%%

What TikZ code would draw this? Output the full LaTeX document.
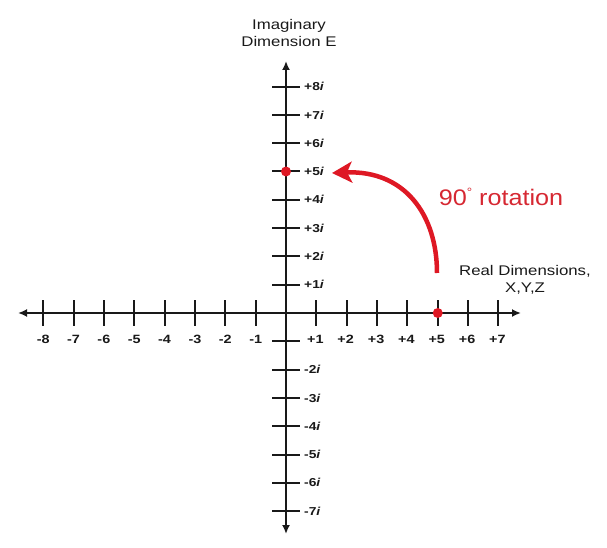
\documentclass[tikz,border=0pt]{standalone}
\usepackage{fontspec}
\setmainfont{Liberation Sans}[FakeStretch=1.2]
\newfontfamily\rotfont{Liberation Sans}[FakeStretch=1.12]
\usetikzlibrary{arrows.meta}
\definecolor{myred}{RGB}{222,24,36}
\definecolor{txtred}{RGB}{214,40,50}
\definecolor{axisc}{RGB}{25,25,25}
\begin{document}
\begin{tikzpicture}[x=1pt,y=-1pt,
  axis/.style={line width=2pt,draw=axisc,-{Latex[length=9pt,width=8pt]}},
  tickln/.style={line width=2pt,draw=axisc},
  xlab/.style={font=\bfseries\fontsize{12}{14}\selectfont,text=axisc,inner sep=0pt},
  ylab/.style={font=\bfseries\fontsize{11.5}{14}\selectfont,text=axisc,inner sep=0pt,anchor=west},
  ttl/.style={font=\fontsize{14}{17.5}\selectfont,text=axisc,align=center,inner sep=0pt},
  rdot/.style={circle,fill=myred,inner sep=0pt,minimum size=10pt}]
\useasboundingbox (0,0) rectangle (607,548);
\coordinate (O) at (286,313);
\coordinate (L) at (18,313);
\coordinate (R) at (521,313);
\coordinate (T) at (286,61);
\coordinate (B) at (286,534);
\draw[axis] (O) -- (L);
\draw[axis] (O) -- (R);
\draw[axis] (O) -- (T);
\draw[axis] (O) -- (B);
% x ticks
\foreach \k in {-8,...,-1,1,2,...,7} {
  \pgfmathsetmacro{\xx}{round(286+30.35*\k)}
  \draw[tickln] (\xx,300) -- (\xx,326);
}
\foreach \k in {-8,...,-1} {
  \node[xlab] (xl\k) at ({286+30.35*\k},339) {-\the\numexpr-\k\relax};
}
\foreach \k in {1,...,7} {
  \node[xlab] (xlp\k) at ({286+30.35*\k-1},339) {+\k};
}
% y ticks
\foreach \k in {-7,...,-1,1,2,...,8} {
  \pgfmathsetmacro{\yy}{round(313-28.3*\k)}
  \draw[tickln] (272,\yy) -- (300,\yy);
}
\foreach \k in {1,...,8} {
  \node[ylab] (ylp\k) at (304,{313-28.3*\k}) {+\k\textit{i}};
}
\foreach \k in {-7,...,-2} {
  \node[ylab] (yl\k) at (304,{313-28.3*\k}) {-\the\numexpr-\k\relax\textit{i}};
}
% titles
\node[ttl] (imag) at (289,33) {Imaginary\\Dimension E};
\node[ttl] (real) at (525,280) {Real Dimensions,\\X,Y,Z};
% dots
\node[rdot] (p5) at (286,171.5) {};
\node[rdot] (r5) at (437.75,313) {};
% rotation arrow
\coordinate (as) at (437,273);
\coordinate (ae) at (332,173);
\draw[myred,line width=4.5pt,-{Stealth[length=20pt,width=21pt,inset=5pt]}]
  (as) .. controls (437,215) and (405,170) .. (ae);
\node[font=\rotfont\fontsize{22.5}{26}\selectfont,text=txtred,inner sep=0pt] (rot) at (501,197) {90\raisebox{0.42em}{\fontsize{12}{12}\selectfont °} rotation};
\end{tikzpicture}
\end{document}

%%

STATED TASK:
Extract all the data above exactly, excluding every picture.

EXERCISE ANSWER:
What TikZ code would draw this? Output the full LaTeX document.
\documentclass[tikz,border=0pt]{standalone}
\usepackage{fontspec}
\setmainfont{Liberation Sans}[FakeStretch=1.2]
\newfontfamily\rotfont{Liberation Sans}[FakeStretch=1.12]
\usetikzlibrary{arrows.meta}
\definecolor{myred}{RGB}{222,24,36}
\definecolor{txtred}{RGB}{214,40,50}
\definecolor{axisc}{RGB}{25,25,25}
\begin{document}
\begin{tikzpicture}[x=1pt,y=-1pt,
  axis/.style={line width=2pt,draw=axisc,-{Latex[length=9pt,width=8pt]}},
  tickln/.style={line width=2pt,draw=axisc},
  xlab/.style={font=\bfseries\fontsize{12}{14}\selectfont,text=axisc,inner sep=0pt},
  ylab/.style={font=\bfseries\fontsize{11.5}{14}\selectfont,text=axisc,inner sep=0pt,anchor=west},
  ttl/.style={font=\fontsize{14}{17.5}\selectfont,text=axisc,align=center,inner sep=0pt},
  rdot/.style={circle,fill=myred,inner sep=0pt,minimum size=10pt}]
\useasboundingbox (0,0) rectangle (607,548);
\coordinate (O) at (286,313);
\coordinate (L) at (18,313);
\coordinate (R) at (521,313);
\coordinate (T) at (286,61);
\coordinate (B) at (286,534);
\draw[axis] (O) -- (L);
\draw[axis] (O) -- (R);
\draw[axis] (O) -- (T);
\draw[axis] (O) -- (B);
% x ticks
\foreach \k in {-8,...,-1,1,2,...,7} {
  \pgfmathsetmacro{\xx}{round(286+30.35*\k)}
  \draw[tickln] (\xx,300) -- (\xx,326);
}
\foreach \k in {-8,...,-1} {
  \node[xlab] (xl\k) at ({286+30.35*\k},339) {-\the\numexpr-\k\relax};
}
\foreach \k in {1,...,7} {
  \node[xlab] (xlp\k) at ({286+30.35*\k-1},339) {+\k};
}
% y ticks
\foreach \k in {-7,...,-1,1,2,...,8} {
  \pgfmathsetmacro{\yy}{round(313-28.3*\k)}
  \draw[tickln] (272,\yy) -- (300,\yy);
}
\foreach \k in {1,...,8} {
  \node[ylab] (ylp\k) at (304,{313-28.3*\k}) {+\k\textit{i}};
}
\foreach \k in {-7,...,-2} {
  \node[ylab] (yl\k) at (304,{313-28.3*\k}) {-\the\numexpr-\k\relax\textit{i}};
}
% titles
\node[ttl] (imag) at (289,33) {Imaginary\\Dimension E};
\node[ttl] (real) at (525,280) {Real Dimensions,\\X,Y,Z};
% dots
\node[rdot] (p5) at (286,171.5) {};
\node[rdot] (r5) at (437.75,313) {};
% rotation arrow
\coordinate (as) at (437,273);
\coordinate (ae) at (332,173);
\draw[myred,line width=4.5pt,-{Stealth[length=20pt,width=21pt,inset=5pt]}]
  (as) .. controls (437,215) and (405,170) .. (ae);
\node[font=\rotfont\fontsize{22.5}{26}\selectfont,text=txtred,inner sep=0pt] (rot) at (501,197) {90\raisebox{0.42em}{\fontsize{12}{12}\selectfont °} rotation};
\end{tikzpicture}
\end{document}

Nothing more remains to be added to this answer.